According to Kolenič, new politicians who would protect and stand behind human rights principles should get a chance in politics.
Pride lives on
Media reports tended to focus on failures by the police – giving the impression that the Pride rally and its march failed. But the LGBT community sees it differently and the organisers claim the event was a success.
“When we crossed the New Bridge, it wasn’t possible to see the end of the parade from its head, the whole bridge was coloured like a rainbow,” Weisenbacher said, adding that never before had there been such an big event to support the LGBT minority, and he even called it one of the biggest human rights events in Slovakia in the last 10 years.
“It was a great success, not only for gays and lesbians, but mainly for ordinary Slovaks who have shown that they accept minorities and that their rights are important for them also,” he said. “Now it’s the politicians’ turn to listen to them and start dealing with the rights of LGBT people seriously.”
According to Weisenbacher the organisational staff met immediately one day after the parade and took a clear decision to continue their efforts and to organise another pride event next year.
“We’ve got hundreds of supportive messages and congratulations from the whole world and euphoria rules in the community,” he said. They have already established a group on Facebook in which they claim they want the message of the Pride event to linger and they are already planning to organise the second edition of Bratislava’s Rainbow Pride in 2011.

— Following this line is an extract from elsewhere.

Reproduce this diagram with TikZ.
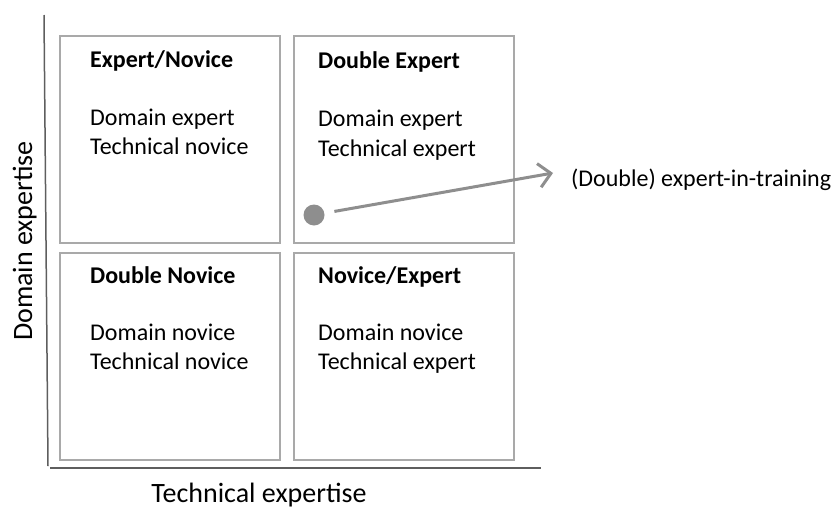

Organisers are asking people to donate money to their cause, since as they wrote on their website, they are in red numbers [in financing the event] and some of the organisers had to reach into their own pockets to finance Rainbow Pride, especially after they were fined for leaving Hviezdoslavovo Square one hour earlier than planned without having cleaned the public space.
The rainbow message
Amidst criticism that Slovak society did not show much enthusiasm or tolerance for Rainbow Pride and that this fact encouraged and gave support to the extremists to undertake violent acts, the organisers stress that it is important for the LGBT community to continue to demonstrate their existence in the public domain, arguing that Rainbow Pride also has a political connotation because it speaks to human rights.

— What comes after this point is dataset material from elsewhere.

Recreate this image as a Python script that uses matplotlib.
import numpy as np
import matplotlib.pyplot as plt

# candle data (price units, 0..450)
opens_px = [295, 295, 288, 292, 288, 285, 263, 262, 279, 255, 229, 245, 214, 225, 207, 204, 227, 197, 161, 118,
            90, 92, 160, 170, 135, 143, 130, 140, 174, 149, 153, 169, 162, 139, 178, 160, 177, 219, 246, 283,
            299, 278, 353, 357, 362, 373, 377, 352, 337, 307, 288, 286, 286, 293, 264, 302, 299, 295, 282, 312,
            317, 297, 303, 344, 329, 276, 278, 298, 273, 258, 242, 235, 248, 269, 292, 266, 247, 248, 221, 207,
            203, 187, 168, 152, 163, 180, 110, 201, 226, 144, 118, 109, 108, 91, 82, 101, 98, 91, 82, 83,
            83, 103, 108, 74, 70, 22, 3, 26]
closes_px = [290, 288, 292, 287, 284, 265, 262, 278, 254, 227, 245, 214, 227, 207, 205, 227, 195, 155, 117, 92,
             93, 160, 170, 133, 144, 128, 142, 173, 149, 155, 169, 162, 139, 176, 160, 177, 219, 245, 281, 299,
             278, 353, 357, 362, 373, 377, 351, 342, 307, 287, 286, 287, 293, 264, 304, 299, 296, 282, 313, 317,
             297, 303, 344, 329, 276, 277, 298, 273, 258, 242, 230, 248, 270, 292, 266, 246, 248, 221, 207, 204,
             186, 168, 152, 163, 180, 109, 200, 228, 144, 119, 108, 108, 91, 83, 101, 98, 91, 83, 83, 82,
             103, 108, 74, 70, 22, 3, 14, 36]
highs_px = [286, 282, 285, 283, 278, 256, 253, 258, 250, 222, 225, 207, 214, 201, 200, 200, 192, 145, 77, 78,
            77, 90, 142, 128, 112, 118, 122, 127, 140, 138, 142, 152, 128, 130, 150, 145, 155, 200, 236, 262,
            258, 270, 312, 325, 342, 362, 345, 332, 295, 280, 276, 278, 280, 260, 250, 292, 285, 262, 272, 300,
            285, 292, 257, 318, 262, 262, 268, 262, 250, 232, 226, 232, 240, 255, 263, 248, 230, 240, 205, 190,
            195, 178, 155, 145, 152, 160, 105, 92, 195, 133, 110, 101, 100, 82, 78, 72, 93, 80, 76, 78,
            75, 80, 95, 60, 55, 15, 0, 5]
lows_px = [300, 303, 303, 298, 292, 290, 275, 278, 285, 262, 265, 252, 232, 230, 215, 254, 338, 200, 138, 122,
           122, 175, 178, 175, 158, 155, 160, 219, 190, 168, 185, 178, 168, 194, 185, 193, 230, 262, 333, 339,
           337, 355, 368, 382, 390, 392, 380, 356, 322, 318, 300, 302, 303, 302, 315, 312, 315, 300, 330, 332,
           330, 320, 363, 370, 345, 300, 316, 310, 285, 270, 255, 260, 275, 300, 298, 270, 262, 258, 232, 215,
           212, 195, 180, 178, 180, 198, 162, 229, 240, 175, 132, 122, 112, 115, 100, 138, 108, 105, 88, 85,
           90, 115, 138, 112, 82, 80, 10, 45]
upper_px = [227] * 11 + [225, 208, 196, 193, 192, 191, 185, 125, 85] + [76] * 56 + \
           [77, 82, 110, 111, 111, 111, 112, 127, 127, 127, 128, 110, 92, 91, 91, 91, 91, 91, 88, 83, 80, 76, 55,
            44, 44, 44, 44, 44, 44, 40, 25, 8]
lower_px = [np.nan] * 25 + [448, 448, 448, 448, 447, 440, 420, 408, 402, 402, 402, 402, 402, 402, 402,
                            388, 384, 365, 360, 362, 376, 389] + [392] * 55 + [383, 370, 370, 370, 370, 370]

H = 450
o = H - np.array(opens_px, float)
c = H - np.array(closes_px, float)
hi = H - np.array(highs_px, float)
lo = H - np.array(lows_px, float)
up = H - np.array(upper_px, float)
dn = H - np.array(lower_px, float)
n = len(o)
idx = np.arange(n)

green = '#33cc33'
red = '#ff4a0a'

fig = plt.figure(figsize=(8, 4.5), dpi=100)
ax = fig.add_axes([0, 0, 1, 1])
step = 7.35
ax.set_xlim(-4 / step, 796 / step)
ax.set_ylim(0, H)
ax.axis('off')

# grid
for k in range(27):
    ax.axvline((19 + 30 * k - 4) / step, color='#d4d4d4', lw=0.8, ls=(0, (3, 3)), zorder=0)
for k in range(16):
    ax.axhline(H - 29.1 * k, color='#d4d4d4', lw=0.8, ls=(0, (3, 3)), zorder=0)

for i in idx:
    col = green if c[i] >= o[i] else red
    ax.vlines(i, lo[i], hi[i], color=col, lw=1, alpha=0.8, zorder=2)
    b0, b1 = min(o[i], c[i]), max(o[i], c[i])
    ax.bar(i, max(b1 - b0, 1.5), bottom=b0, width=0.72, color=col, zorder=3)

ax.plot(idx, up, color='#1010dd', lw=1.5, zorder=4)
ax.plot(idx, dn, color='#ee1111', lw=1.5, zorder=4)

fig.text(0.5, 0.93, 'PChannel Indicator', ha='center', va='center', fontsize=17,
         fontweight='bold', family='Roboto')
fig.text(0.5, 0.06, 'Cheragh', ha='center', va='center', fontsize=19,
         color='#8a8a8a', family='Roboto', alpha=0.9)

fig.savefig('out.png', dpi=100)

“We cannot speak for everyone, but for us it was important to show that we are here, that we want our human rights, and that 20 years after the revolution it’s about time for comprehensive equalisation of all minorities,” Weisenbacher said. “In the Slovak circumstances the aim obviously was also breaking down dangerous stereotypes which some part of the public still believes in because of television or movies.”
Kolenič agreed that the march is an important public call by minority citizens for their rights.
“It’s necessary to show the public, but mainly the politicians and extremists, that we are here and we are resolved to fight for our rights,” Kolenič said. “We ask for nothing extraordinary. For me, it’s important that the law guarantees us our right for a decent life with our partners within the legal security of uniform state rules.”